Gündemde öne çıkan konuların başında bu soru geliyor.
Bir yavaşlama olacağı kesin.
Çünkü ilk çeyrekte yüzde 7,4 gibi çok yüksek bir hızda büyüdü Türkiye ekonomisi.
İkinci çeyrekte de seçim süreci yanında yüksek kur ve faiz ikilisinin baskısına rağmen hatırı sayılır bir büyüme beklenmekte!
Ancak hazirana ait veriler yavaşlamanın başladığına dair işaretleri de karşımıza çıkarmıştı.
Nitekim Merkez Bankası’nın faizleri sabit tuttuğu karara dair açıklama metninde iç talep kaynaklı yavaşlama işaretlerine dikkat çekilmişti.
Hatta bu açıklama ve faiz kararı çok sert bir yavaşlamanın beklendiği algısını güçlendirdi!
Yani ekonomik büyüme hız kesecek.
Ama asıl sorun hızın ne olacağında düğümleniyor.
Dengeli ve yumuşak bir iniş mi yaşanacak?
Yoksa çok sert bir yavaşlama mı görülecek?
Yanıt için yılın ikinci yarısının ilk verilerine bakmakta fayda var.
Dün açıklanan kapasite kullanımına ait temmuz ayı verileri sanayideki yavaşlamayı gözler önüne serdi.
Kapasite kullanım oranı temmuzda yüzde 77,1’e inerek 2017’nin mart ayından bu yana en düşük seviyeye geriledi.
Hazirana göre 1,2 puanlık azalma şimdilik çok sert bir iniş olmadığının işareti!
Mevsimsel etkilerden arındırılmış oran da 1,2 puan azalarak yüzde 76,9 seviyesine inmiş görünüyor.
Yani azalmanın devamına ilişkin işaret de kendini göstermekte.

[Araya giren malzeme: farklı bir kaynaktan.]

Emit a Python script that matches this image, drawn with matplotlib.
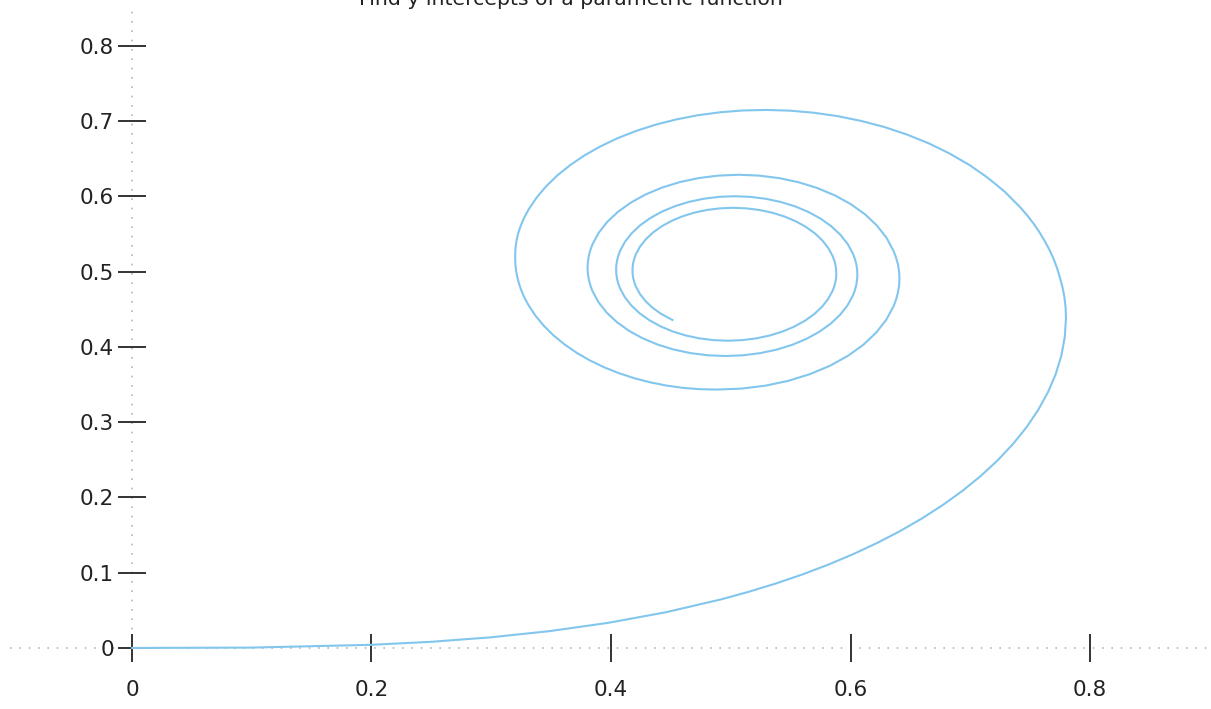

Nitekim tüm mal gruplarında kapasitenin azalmış olması da sanayi kaynaklı yavaşlamanın genele yayılmakta olduğunu söylüyor.
İhracat tarafında henüz ciddi bir yavaşlama görülmediği için iç talebin; MB’nin de dikkat çektiği üzere frene bastığını gösteriyor bu tablo!

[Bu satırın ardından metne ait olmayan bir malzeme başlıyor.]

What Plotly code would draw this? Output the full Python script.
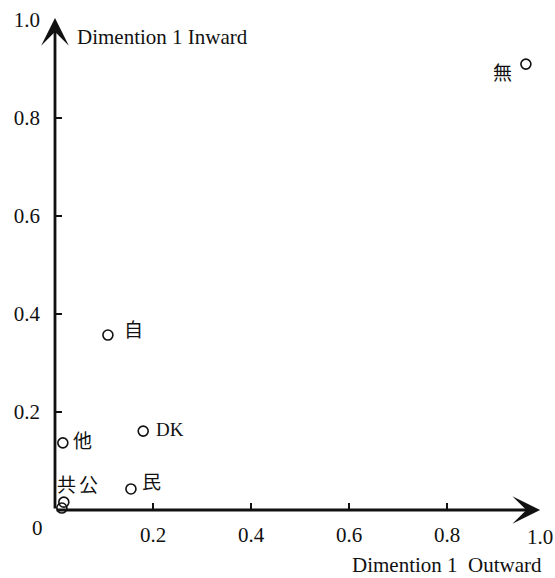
import plotly.graph_objects as go

# ---- data ----
labels = ["無", "自", "DK", "他", "民", "共", "公"]
dim_out = [0.961, 0.108, 0.180, 0.016, 0.155, 0.014, 0.018]   # x: Dimention 1 Outward
dim_in = [0.910, 0.357, 0.161, 0.137, 0.043, 0.004, 0.016]    # y: Dimention 1 Inward
tick_vals = [0.2, 0.4, 0.6, 0.8, 1.0]
tick_text = ["0.2", "0.4", "0.6", "0.8", "1.0"]
minor_ticks = [0.2, 0.4, 0.6, 0.8]
x_title = "Dimention 1\u00a0 Outward"
y_title = "Dimention 1 Inward"

# label offsets (pixels) relative to each point
label_shift = {
    "無": (-23, -9), "自": (26, 5), "DK": (27, 2), "他": (20, 1),
    "民": (21, 6), "共": (5, 23), "公": (25, 17),
}

SERIF = "Liberation Serif, Times New Roman, serif"
LABEL_FONT = "Liberation Serif, Noto Sans CJK JP, serif"
INK = "#111111"
TICK_FONT = dict(family=SERIF, size=21, color=INK)

fig = go.Figure()
fig.add_trace(go.Scatter(
    x=dim_out, y=dim_in, mode="markers",
    marker=dict(symbol="circle-open", size=10, color=INK, line=dict(width=1.6, color=INK)),
    cliponaxis=False, showlegend=False, hoverinfo="text", text=labels,
))

annotations = []
for lab, xv, yv in zip(labels, dim_out, dim_in):
    dx, dy = label_shift[lab]
    annotations.append(dict(
        x=xv, y=yv, xref="x", yref="y", text=lab, showarrow=False,
        xshift=dx, yshift=dy, font=dict(family=LABEL_FONT, size=19, color=INK),
    ))

# axis arrows
arrow_style = dict(text="", showarrow=True, arrowhead=3, arrowwidth=2.8, arrowsize=1.65,
                   arrowcolor=INK, standoff=0, startstandoff=0,
                   xref="x", yref="y", axref="x", ayref="y")
annotations.append(dict(x=0.99, y=0, ax=0, ay=0, **arrow_style))
annotations.append(dict(x=0, y=1.004, ax=0, ay=0, **arrow_style))

# last x tick label (kept inside the page edge), origin label and axis titles
annotations.append(dict(x=tick_vals[-1], y=0, xref="x", yref="y", text=tick_text[-1],
                        showarrow=False, xanchor="right", yanchor="top", xshift=10, yshift=-13,
                        font=TICK_FONT))
annotations.append(dict(x=0, y=0, xref="x", yref="y", text="0", showarrow=False,
                        xshift=-18, yshift=-18, font=TICK_FONT))
annotations.append(dict(x=0.041, y=0.965, xref="paper", yref="paper", text=y_title,
                        showarrow=False, xanchor="left", yanchor="middle",
                        font=dict(family=SERIF, size=21, color=INK)))
annotations.append(dict(x=0.998, y=-0.113, xref="paper", yref="paper", text=x_title,
                        showarrow=False, xanchor="right", yanchor="middle",
                        font=dict(family=SERIF, size=21, color=INK)))

axis_common = dict(
    range=[0, 1], showgrid=False, zeroline=False, showline=False,
    tickmode="array", ticks="", tickfont=TICK_FONT,
    minor=dict(tickmode="array", tickvals=minor_ticks, ticks="inside", ticklen=7,
               tickwidth=2, tickcolor=INK, showgrid=False),
    fixedrange=True, automargin=False, ticklabeloverflow="allow",
)

fig.update_layout(
    width=555, height=578,
    margin=dict(l=55, r=10, t=20, b=68, autoexpand=False),
    paper_bgcolor="white", plot_bgcolor="white",
    xaxis=dict(**axis_common, tickvals=tick_vals[:-1], ticktext=tick_text[:-1],
               ticklabelstandoff=10),
    yaxis=dict(**axis_common, tickvals=tick_vals, ticktext=tick_text, ticklabelstandoff=14),
    annotations=annotations,
    showlegend=False,
)

fig.write_html("out.html", config={"displayModeBar": False},
               post_script="document.body.style.margin='0';document.body.style.overflow='hidden';")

Yine de henüz aşırı bir soğuma anlamına gelebilecek bir veri seti söz konusu değil.
Yakın geleceğe dair beklentileri içeren anketler de şimdilik yumuşak geçişe dair sinyaller veriyor!
Nasıl mı?
Sanayicinin mevcut durumla beraber gelecek 3 aya ait beklentilerini yansıtan reel kesim güven endeksi temmuzda hazirana göre 1,9 puan azalarak 102,7 seviyesine indi.
Endeksi oluşturan anket sorularına verilen yanıtlar son 3 ayda yavaş yavaş gerileyen ivmenin mevcut tabloyu bozduğunu söylüyor.
Bunun yanısıra gelecek 3 aydaki toplam istihdam miktarı, genel gidişat ve sabit sermaye yatırım harcamasına ilişkin değerlendirmeler de endeksin azalmasında pay sahibi görünüyor.
Üretime dair beklentiler nispi olarak gücünü korurken ihracatta sipariş miktarına yönelik azalış beklentisinin güçlenmesi dikkat çekici!
Güven endeksleri umut verdi
Sanayide yavaşlama sinyalleri gelirken diğer ana sektörlere dair beklentilerin iyimser bir havaya bürünmesi ilginç bir tabloyu karşımıza çıkardı.
TÜİK’in açıkladığı sektörel güven endeksleri yükselişe işaret ediyor çünkü!
Örneğin hizmet sektörü güven endeksi temmuzda yüzde 0,7 artarak 91,9 değerine yükseldi.
Ancak, hizmet güven endekselerini yukarı iten iyimserliğin daha ziyade son 3 aya ait gelişmeleri içerdiğini görüyoruz.
Gelecek 3 aylık dönemde “hizmetlere olan talebin” artacağını bekleyen girişim yöneticisi sayısı ise azaldı.
Perakende ve inşaat sektörlerindeki beklentilerse nispeten daha iyi görünüyor.
Sektörel güvende perakende ticaret endeksi yüzde 3,1 oranında, inşaat endeksi ise yüzde 2,3 oranında artış kaydetti.
Sözün özü; sert baz etkisinin karşımıza çıkacağı aylara kadar ekonomideki yavaşlama dengeli olmaya aday!